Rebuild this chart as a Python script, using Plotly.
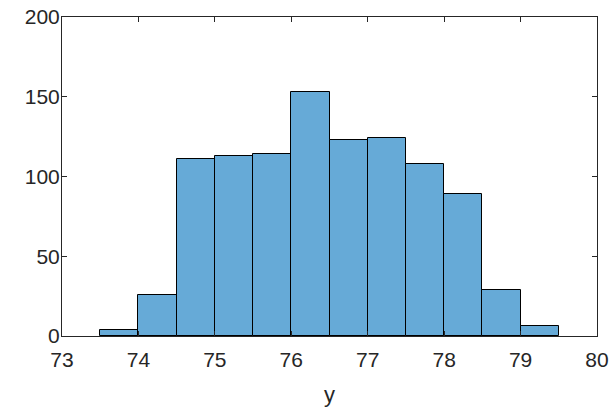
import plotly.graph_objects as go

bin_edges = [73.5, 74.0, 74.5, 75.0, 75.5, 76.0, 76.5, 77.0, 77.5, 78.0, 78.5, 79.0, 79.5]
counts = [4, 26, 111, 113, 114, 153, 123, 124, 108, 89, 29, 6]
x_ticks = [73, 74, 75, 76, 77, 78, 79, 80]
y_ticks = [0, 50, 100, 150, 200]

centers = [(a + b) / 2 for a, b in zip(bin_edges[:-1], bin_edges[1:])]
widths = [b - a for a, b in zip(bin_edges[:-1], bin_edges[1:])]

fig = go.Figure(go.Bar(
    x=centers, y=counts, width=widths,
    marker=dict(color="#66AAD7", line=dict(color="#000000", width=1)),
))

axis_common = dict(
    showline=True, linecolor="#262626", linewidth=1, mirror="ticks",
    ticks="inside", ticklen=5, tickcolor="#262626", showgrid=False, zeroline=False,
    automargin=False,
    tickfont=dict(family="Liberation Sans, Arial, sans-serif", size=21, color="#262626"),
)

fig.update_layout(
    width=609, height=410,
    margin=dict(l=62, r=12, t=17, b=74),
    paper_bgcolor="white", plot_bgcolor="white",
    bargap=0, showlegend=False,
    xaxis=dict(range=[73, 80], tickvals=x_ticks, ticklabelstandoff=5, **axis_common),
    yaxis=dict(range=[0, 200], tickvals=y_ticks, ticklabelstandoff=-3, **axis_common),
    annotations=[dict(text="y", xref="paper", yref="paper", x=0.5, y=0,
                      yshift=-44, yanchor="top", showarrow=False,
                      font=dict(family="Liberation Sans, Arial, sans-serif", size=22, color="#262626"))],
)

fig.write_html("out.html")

● ● ● ● ● ● ●

Problem statement: Omit every picture, then repeat the remaining data exactly as it appears above.

Full response:
Rebuild this chart as a Python script, using Plotly.
import plotly.graph_objects as go

bin_edges = [73.5, 74.0, 74.5, 75.0, 75.5, 76.0, 76.5, 77.0, 77.5, 78.0, 78.5, 79.0, 79.5]
counts = [4, 26, 111, 113, 114, 153, 123, 124, 108, 89, 29, 6]
x_ticks = [73, 74, 75, 76, 77, 78, 79, 80]
y_ticks = [0, 50, 100, 150, 200]

centers = [(a + b) / 2 for a, b in zip(bin_edges[:-1], bin_edges[1:])]
widths = [b - a for a, b in zip(bin_edges[:-1], bin_edges[1:])]

fig = go.Figure(go.Bar(
    x=centers, y=counts, width=widths,
    marker=dict(color="#66AAD7", line=dict(color="#000000", width=1)),
))

axis_common = dict(
    showline=True, linecolor="#262626", linewidth=1, mirror="ticks",
    ticks="inside", ticklen=5, tickcolor="#262626", showgrid=False, zeroline=False,
    automargin=False,
    tickfont=dict(family="Liberation Sans, Arial, sans-serif", size=21, color="#262626"),
)

fig.update_layout(
    width=609, height=410,
    margin=dict(l=62, r=12, t=17, b=74),
    paper_bgcolor="white", plot_bgcolor="white",
    bargap=0, showlegend=False,
    xaxis=dict(range=[73, 80], tickvals=x_ticks, ticklabelstandoff=5, **axis_common),
    yaxis=dict(range=[0, 200], tickvals=y_ticks, ticklabelstandoff=-3, **axis_common),
    annotations=[dict(text="y", xref="paper", yref="paper", x=0.5, y=0,
                      yshift=-44, yanchor="top", showarrow=False,
                      font=dict(family="Liberation Sans, Arial, sans-serif", size=22, color="#262626"))],
)

fig.write_html("out.html")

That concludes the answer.